Introduction, what is a cloud meteorologically?

In meteorology, a cloud is a visible mass of liquid droplets or frozen crystals made of water or various chemicals suspended in the atmosphere above the surface of a planetary body. 

These suspended particles are also known as aerosols and are studied in the cloud physics branch of meteorology.


Cumulus humilis clouds in the foreground and cumulonimbus clouds in the back, taken at Swifts Creek, in the Great Alps of East Gippsland, Victoria, Australia. image: wikipedia

Cloud formation

Terrestrial cloud formation is the result of air in Earth's atmosphere becoming saturated due to either or both of two processes; cooling of the air and adding water vapor. With sufficient saturation, precipitation will fall to the surface; an exception is virga, which evaporates before reaching the surface.

Cloud names and classification

Clouds in the troposphere, the atmospheric layer closest to Earth's surface, have Latin names due to the universal adaptation of Luke Howard's nomenclature. It was introduced in December 1802 and became the basis of a modern international system that classifies these tropospheric aerosols into:

  •  several physical forms or categories
  • then cross-classifies them into families of:
    • low,  include stratus and  stratus
    • middle and include; altostratus and altocumulus. 
    •  high - include  cirrus, cirrostratus, and cirrocumulus
  • according to cloud-base altitude range above Earth's surface. 

Clouds with significant vertical extent are often considered a separate family. 

  • One physical form shows free-convective upward growth into low or vertical heaps of cumulus.
  •  Other forms appear as non-convective layered sheets like low stratus, and as limited-convective rolls or ripples as with stratocumulus. 

Both of these layered forms have middle- and high-family variants identified respectively by the prefixes alto- and cirro-. Thin fibrous wisps of cirrus are a physical form found only at high altitudes. 


Example of cirrus type clouds. image: R.Conan-Davies

In the case of clouds with vertical extent, prefixes are used whenever necessary to express variations or complexities in their physical structures. 

These include:

  •  cumulo- for complex highly convective vertical nimbus storm clouds, and 
  • nimbo- for thick stratiform layers with sufficient vertical depth to produce moderate to heavy precipitation. 

This process of cross-classification produces ten basic genus-types or genera, most of which can be subdivided into species and varieties. 

Synoptic surface weather observations use code numbers to record and report any type of tropospheric cloud visible at scheduled observation times based on its height and physical appearance.

While a majority of clouds form in Earth's troposphere, there are occasions when they can be observed at much higher altitudes in the stratosphere and mesosphere. 
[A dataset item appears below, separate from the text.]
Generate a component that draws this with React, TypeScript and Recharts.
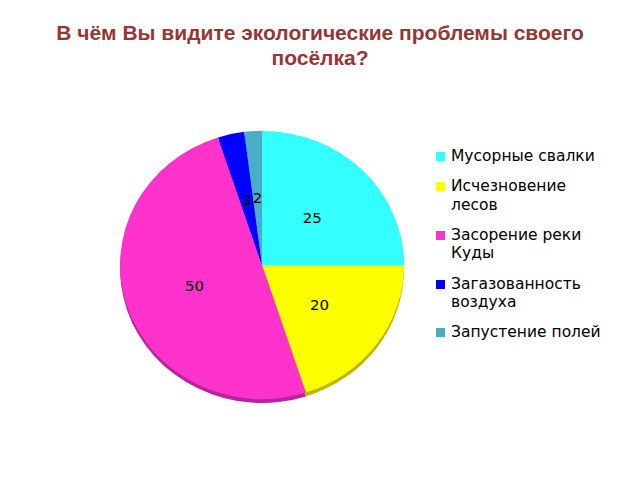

Clouds that form above the troposphere have common names for their main types, but are sub-classified alpha-numerically rather than with the elaborate system of Latin names given to cloud types in the troposphere. 
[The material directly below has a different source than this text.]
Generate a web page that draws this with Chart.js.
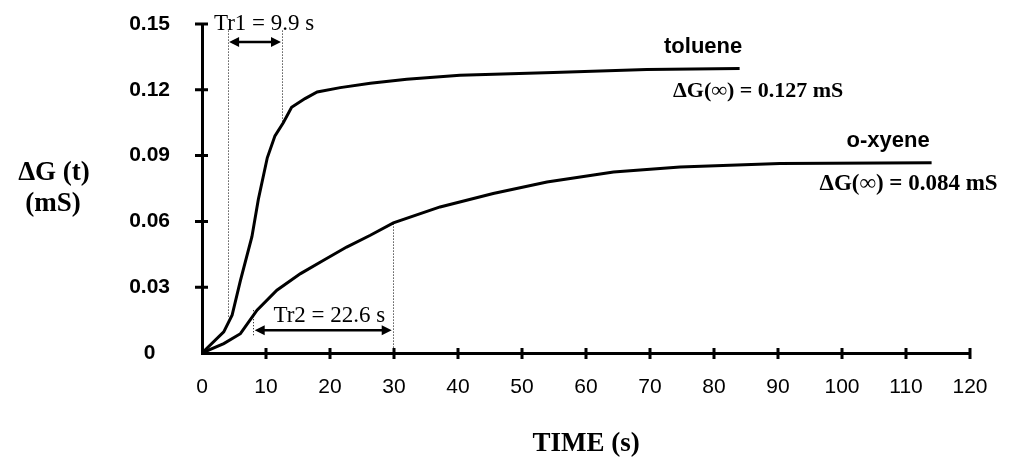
<!DOCTYPE html>
<html>
<head>
<meta charset="utf-8">
<script src="https://cdn.jsdelivr.net/npm/chart.js@4.4.1/dist/chart.umd.min.js"></script>
<style>
  html, body { margin: 0; padding: 0; background: #fff; }
  #wrap { width: 1009px; height: 459px; position: relative; }
</style>
</head>
<body>
<div id="wrap"><canvas id="responseChart"></canvas></div>
<script>
// Conductance response ΔG(t) of the sensor to toluene and o-xylene

const TOLUENE_T = [0, 3.4, 4.7, 6.0, 7.8, 8.8, 10.2, 11.4, 12.7, 14.0, 16.1, 18.0, 21.6, 26.3, 32, 40.3, 54.9, 69.5, 84];
const TOLUENE_G = [0, 0.0096, 0.0172, 0.033, 0.053, 0.070, 0.089, 0.099, 0.105, 0.112, 0.116, 0.119, 0.121, 0.123, 0.1248, 0.1266, 0.1279, 0.1292, 0.1297];

const XYLENE_T = [0, 3.4, 6.0, 8.6, 11.7, 15.4, 19.0, 22.6, 26.3, 29.9, 37.2, 45.5, 53.9, 64.3, 74.7, 90.3, 114];
const XYLENE_G = [0, 0.0043, 0.0088, 0.0195, 0.0286, 0.0362, 0.0423, 0.0483, 0.0537, 0.0593, 0.0666, 0.0727, 0.078, 0.0825, 0.0848, 0.0864, 0.0867];

const X_TICKS = [0, 10, 20, 30, 40, 50, 60, 70, 80, 90, 100, 110, 120];
const Y_TICKS = [0, 0.03, 0.06, 0.09, 0.12, 0.15];
const Y_TICK_LABELS = ['0', '0.03', '0.06', '0.09', '0.12', '0.15'];

// response-time markers (seconds)
const TR1_BOUNDS = [4.0, 12.5];
const TR2_BOUNDS = [8.0, 29.8];

const SANS = "'Liberation Sans', Arial, sans-serif";
const SERIF = "'Liberation Serif', 'Times New Roman', serif";

const toPoints = (ts, gs) => ts.map((t, i) => ({ x: t, y: gs[i] }));

// ─────────────────────────────────────────────
// Cross ticks on both axes
// ─────────────────────────────────────────────
const crossTicks = {
  id: 'crossTicks',
  afterDraw(chart) {
    const { ctx, scales: { x, y } } = chart;
    ctx.save();
    ctx.strokeStyle = '#000';
    ctx.lineWidth = 3;
    ctx.beginPath();
    X_TICKS.slice(1).forEach(v => {
      const px = x.getPixelForValue(v);
      ctx.moveTo(px, y.bottom - 5);
      ctx.lineTo(px, y.bottom + 6);
    });
    Y_TICKS.slice(1).forEach(v => {
      const py = y.getPixelForValue(v);
      ctx.moveTo(x.left - 7, py);
      ctx.lineTo(x.left + 6, py);
    });
    ctx.stroke();
    ctx.restore();
  }
};

// ─────────────────────────────────────────────
// Annotations: Tr markers, labels, axis titles
// ─────────────────────────────────────────────
function dotted(ctx, x, y, t, v0, v1) {
  ctx.save();
  ctx.strokeStyle = '#000';
  ctx.lineWidth = 1;
  ctx.setLineDash([1, 2]);
  const px = Math.round(x.getPixelForValue(t)) + 0.5;
  ctx.beginPath();
  ctx.moveTo(px, y.getPixelForValue(v0));
  ctx.lineTo(px, y.getPixelForValue(v1));
  ctx.stroke();
  ctx.restore();
}

function arrow(ctx, x, y, t0, t1, v) {
  const x0 = x.getPixelForValue(t0) + 1.5, x1 = x.getPixelForValue(t1) - 1;
  const py = y.getPixelForValue(v);
  const head = 10, half = 5;
  ctx.save();
  ctx.strokeStyle = '#000';
  ctx.fillStyle = '#000';
  ctx.lineWidth = 2.5;
  ctx.beginPath();
  ctx.moveTo(x0 + head - 2, py);
  ctx.lineTo(x1 - head + 2, py);
  ctx.stroke();
  ctx.beginPath();
  ctx.moveTo(x0, py);
  ctx.lineTo(x0 + head, py - half);
  ctx.lineTo(x0 + head, py + half);
  ctx.closePath();
  ctx.moveTo(x1, py);
  ctx.lineTo(x1 - head, py - half);
  ctx.lineTo(x1 - head, py + half);
  ctx.closePath();
  ctx.fill();
  ctx.restore();
}

function label(ctx, x, y, text, t, v, font) {
  ctx.save();
  ctx.fillStyle = '#000';
  ctx.font = font;
  ctx.textAlign = 'center';
  ctx.textBaseline = 'alphabetic';
  ctx.fillText(text, x.getPixelForValue(t), y.getPixelForValue(v));
  ctx.restore();
}

const annotations = {
  id: 'annotations',
  afterDatasetsDraw(chart) {
    const { ctx, scales: { x, y } } = chart;

    // Tr1
    dotted(ctx, x, y, TR1_BOUNDS[0], 0.147, 0.016);
    dotted(ctx, x, y, TR1_BOUNDS[1], 0.147, 0.105);
    arrow(ctx, x, y, TR1_BOUNDS[0], TR1_BOUNDS[1], 0.1418);
    label(ctx, x, y, 'Tr1 = 9.9 s', 9.7, 0.1471, `23px ${SERIF}`);

    // Tr2
    dotted(ctx, x, y, TR2_BOUNDS[0], 0.0195, 0.0076);
    dotted(ctx, x, y, TR2_BOUNDS[1], 0.059, 0);
    arrow(ctx, x, y, TR2_BOUNDS[0], TR2_BOUNDS[1], 0.0104);
    label(ctx, x, y, 'Tr2 = 22.6 s', 19.9, 0.0140, `23px ${SERIF}`);

    // series names and plateau values
    label(ctx, x, y, 'toluene', 78.3, 0.1368, `bold 22px ${SANS}`);
    label(ctx, x, y, 'ΔG(∞) = 0.127 mS', 86.9, 0.1166, `bold 22px ${SERIF}`);
    label(ctx, x, y, 'o-xyene', 107.2, 0.0938, `bold 22px ${SANS}`);
    label(ctx, x, y, 'ΔG(∞) = 0.084 mS', 110.4, 0.0745, `bold 23px ${SERIF}`);

    // axis titles
    ctx.save();
    ctx.fillStyle = '#000';
    ctx.textAlign = 'center';
    ctx.font = `bold 27px ${SERIF}`;
    ctx.fillText('ΔG (t)', 54, 180);
    ctx.fillText('(mS)', 53, 211);
    ctx.fillText('TIME (s)', (x.left + x.right) / 2, 451);
    ctx.restore();
  }
};

// ─────────────────────────────────────────────
// Chart
// ─────────────────────────────────────────────
const lineStyle = {
  borderColor: '#000',
  borderWidth: 3,
  pointRadius: 0,
  fill: false,
  tension: 0,
};

new Chart(document.getElementById('responseChart'), {
  type: 'line',
  data: {
    datasets: [
      { label: 'toluene', data: toPoints(TOLUENE_T, TOLUENE_G), ...lineStyle },
      { label: 'o-xyene', data: toPoints(XYLENE_T, XYLENE_G), ...lineStyle },
    ]
  },
  options: {
    responsive: true,
    maintainAspectRatio: false,
    animation: false,
    layout: { padding: { left: 0, top: 24, right: 39, bottom: 0 } },
    plugins: {
      legend: { display: false },
      tooltip: { enabled: false },
    },
    scales: {
      x: {
        type: 'linear',
        min: 0,
        max: 120,
        afterBuildTicks: s => { s.ticks = X_TICKS.map(v => ({ value: v })); },
        afterFit: s => { s.height = 106; s.paddingLeft = 0; s.paddingRight = 0; },
        grid: { display: false, drawTicks: false },
        border: { display: true, color: '#000', width: 3 },
        ticks: {
          color: '#000',
          padding: 22,
          maxRotation: 0,
          autoSkip: false,
          font: { family: SANS, size: 21 },
        }
      },
      y: {
        min: 0,
        max: 0.15,
        afterBuildTicks: s => { s.ticks = Y_TICKS.map(v => ({ value: v })); },
        // tick padding would otherwise inflate the top inset
        afterFit: s => { s.width = 202; s.paddingTop = 0; s.paddingBottom = 0; },
        grid: { display: false, drawTicks: false },
        border: { display: true, color: '#000', width: 3 },
        ticks: {
          color: '#000',
          padding: 32,
          crossAlign: 'center',
          font: { family: SANS, size: 21, weight: 'bold' },
          callback: (v, i) => Y_TICK_LABELS[i],
        }
      }
    }
  },
  plugins: [crossTicks, annotations]
});
</script>
</body>
</html>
These three main atmospheric layers that can produce clouds, along with the lowest part of the cloudless thermosphere, are collectively known as the hemisphere.  

Above this lies the heterosphere (which includes the rest of the thermosphere and the exosphere) that marks the transition to outer space. 

Clouds on other planets

Clouds have been observed on other planets and moons within the Solar System, but, due to their different temperature characteristics, they are composed of other substances such as methane, ammonia, and sulfuric acid.

How clouds form

Adiabatic cooling

All weather-related clouds form in the troposphere, the lowest layer of Earth's atmosphere. This generally happens when one or more lifting agents causes air containing invisible water vapor to rise and cool to its dew point, the temperature at which the air becomes saturated. The main mechanism behind this process is adiabatic cooling.

Atmospheric pressure decreases with altitude, so the rising air expands in a process that expends energy and causes the air to cool, which reduces its capacity to hold water vapor. If the air is cooled to its dew point and becomes saturated, it normally sheds vapor it can no longer retain which condenses into cloud.

Lifted condensation level and condensation nuclei

The altitude at which this begins to happen is called the lifted condensation level, which roughly determines the height of the cloud base. Water vapor in saturated air is normally attracted to condensation nuclei such as salt particles that are small enough to be held aloft by normal circulation of the air. 

If the condensation process occurs below the freezing level in the troposphere, the nuclei help transform the vapor into very small water droplets. Clouds that form just above the freezing level are composed mostly of supercooled liquid droplets, while those that condense out at higher altitudes where the air is much colder generally take the form of ice crystals.

An absence of sufficient condensation particles at and above the condensation level causes the rising air to become supersaturated and the formation of cloud tends to be inhibited.